Material provided:
##############################

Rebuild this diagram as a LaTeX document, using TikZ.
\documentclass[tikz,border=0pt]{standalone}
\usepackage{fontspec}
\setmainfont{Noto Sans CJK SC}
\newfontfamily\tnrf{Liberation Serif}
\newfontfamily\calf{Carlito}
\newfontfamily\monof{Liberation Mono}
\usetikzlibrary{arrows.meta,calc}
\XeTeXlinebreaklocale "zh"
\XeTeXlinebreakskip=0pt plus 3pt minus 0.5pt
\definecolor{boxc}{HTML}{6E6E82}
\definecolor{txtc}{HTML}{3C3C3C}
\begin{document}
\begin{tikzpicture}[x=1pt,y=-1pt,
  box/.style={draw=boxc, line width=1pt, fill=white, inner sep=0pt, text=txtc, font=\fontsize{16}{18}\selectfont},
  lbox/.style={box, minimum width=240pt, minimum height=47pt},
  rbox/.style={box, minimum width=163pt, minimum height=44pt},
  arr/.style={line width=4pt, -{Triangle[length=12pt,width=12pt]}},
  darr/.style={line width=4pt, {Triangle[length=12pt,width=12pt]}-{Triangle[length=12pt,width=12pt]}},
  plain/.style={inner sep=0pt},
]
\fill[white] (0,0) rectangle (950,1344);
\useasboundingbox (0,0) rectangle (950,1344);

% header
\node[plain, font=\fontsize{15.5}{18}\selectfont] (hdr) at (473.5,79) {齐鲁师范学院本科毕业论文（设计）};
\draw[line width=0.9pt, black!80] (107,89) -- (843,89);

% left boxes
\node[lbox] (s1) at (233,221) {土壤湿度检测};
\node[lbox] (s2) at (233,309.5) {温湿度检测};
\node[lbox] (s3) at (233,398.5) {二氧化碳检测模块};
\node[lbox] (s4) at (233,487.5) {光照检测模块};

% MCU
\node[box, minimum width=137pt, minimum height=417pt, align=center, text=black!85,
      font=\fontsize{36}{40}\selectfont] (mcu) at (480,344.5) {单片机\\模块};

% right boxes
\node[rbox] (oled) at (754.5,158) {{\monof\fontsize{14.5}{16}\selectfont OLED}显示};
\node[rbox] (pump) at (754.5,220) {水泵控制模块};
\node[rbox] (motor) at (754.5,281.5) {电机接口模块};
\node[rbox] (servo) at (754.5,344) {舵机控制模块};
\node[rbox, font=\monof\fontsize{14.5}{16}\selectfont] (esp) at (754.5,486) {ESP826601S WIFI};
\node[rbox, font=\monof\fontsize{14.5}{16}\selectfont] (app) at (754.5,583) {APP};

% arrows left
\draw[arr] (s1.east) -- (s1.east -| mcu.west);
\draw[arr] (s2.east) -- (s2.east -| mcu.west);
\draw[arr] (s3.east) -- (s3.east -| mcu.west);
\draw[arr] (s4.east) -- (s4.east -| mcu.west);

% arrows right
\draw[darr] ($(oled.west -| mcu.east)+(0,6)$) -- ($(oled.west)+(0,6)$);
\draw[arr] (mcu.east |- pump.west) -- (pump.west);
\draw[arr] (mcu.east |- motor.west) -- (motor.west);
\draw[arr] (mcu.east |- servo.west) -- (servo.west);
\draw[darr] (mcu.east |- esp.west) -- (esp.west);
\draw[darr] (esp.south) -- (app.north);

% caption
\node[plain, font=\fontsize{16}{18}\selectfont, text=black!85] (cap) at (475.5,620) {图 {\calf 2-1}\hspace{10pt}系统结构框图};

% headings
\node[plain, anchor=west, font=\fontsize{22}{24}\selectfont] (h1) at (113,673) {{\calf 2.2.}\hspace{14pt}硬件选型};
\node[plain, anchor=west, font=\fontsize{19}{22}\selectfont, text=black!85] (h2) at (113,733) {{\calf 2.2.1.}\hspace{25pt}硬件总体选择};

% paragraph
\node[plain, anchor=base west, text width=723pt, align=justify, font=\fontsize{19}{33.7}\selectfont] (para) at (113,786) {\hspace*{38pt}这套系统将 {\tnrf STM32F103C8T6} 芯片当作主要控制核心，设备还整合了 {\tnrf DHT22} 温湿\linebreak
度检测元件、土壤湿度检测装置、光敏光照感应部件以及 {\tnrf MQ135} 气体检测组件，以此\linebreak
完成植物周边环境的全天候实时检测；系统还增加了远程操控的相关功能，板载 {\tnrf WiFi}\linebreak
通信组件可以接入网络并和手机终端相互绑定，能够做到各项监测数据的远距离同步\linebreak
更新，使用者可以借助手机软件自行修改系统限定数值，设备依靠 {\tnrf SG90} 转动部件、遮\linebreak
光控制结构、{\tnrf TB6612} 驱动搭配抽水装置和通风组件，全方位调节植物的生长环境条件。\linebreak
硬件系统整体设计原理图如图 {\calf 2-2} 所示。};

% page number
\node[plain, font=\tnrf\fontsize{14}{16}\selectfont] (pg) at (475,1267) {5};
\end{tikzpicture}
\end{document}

##############################

Aim of the task:
Extract the first line above and each line after it up to and including the one with "(s4) at (233,487.5)", please, exactly and with nothing else.

Worked answer:
Rebuild this diagram as a LaTeX document, using TikZ.
\documentclass[tikz,border=0pt]{standalone}
\usepackage{fontspec}
\setmainfont{Noto Sans CJK SC}
\newfontfamily\tnrf{Liberation Serif}
\newfontfamily\calf{Carlito}
\newfontfamily\monof{Liberation Mono}
\usetikzlibrary{arrows.meta,calc}
\XeTeXlinebreaklocale "zh"
\XeTeXlinebreakskip=0pt plus 3pt minus 0.5pt
\definecolor{boxc}{HTML}{6E6E82}
\definecolor{txtc}{HTML}{3C3C3C}
\begin{document}
\begin{tikzpicture}[x=1pt,y=-1pt,
  box/.style={draw=boxc, line width=1pt, fill=white, inner sep=0pt, text=txtc, font=\fontsize{16}{18}\selectfont},
  lbox/.style={box, minimum width=240pt, minimum height=47pt},
  rbox/.style={box, minimum width=163pt, minimum height=44pt},
  arr/.style={line width=4pt, -{Triangle[length=12pt,width=12pt]}},
  darr/.style={line width=4pt, {Triangle[length=12pt,width=12pt]}-{Triangle[length=12pt,width=12pt]}},
  plain/.style={inner sep=0pt},
]
\fill[white] (0,0) rectangle (950,1344);
\useasboundingbox (0,0) rectangle (950,1344);

% header
\node[plain, font=\fontsize{15.5}{18}\selectfont] (hdr) at (473.5,79) {齐鲁师范学院本科毕业论文（设计）};
\draw[line width=0.9pt, black!80] (107,89) -- (843,89);

% left boxes
\node[lbox] (s1) at (233,221) {土壤湿度检测};
\node[lbox] (s2) at (233,309.5) {温湿度检测};
\node[lbox] (s3) at (233,398.5) {二氧化碳检测模块};
\node[lbox] (s4) at (233,487.5) {光照检测模块};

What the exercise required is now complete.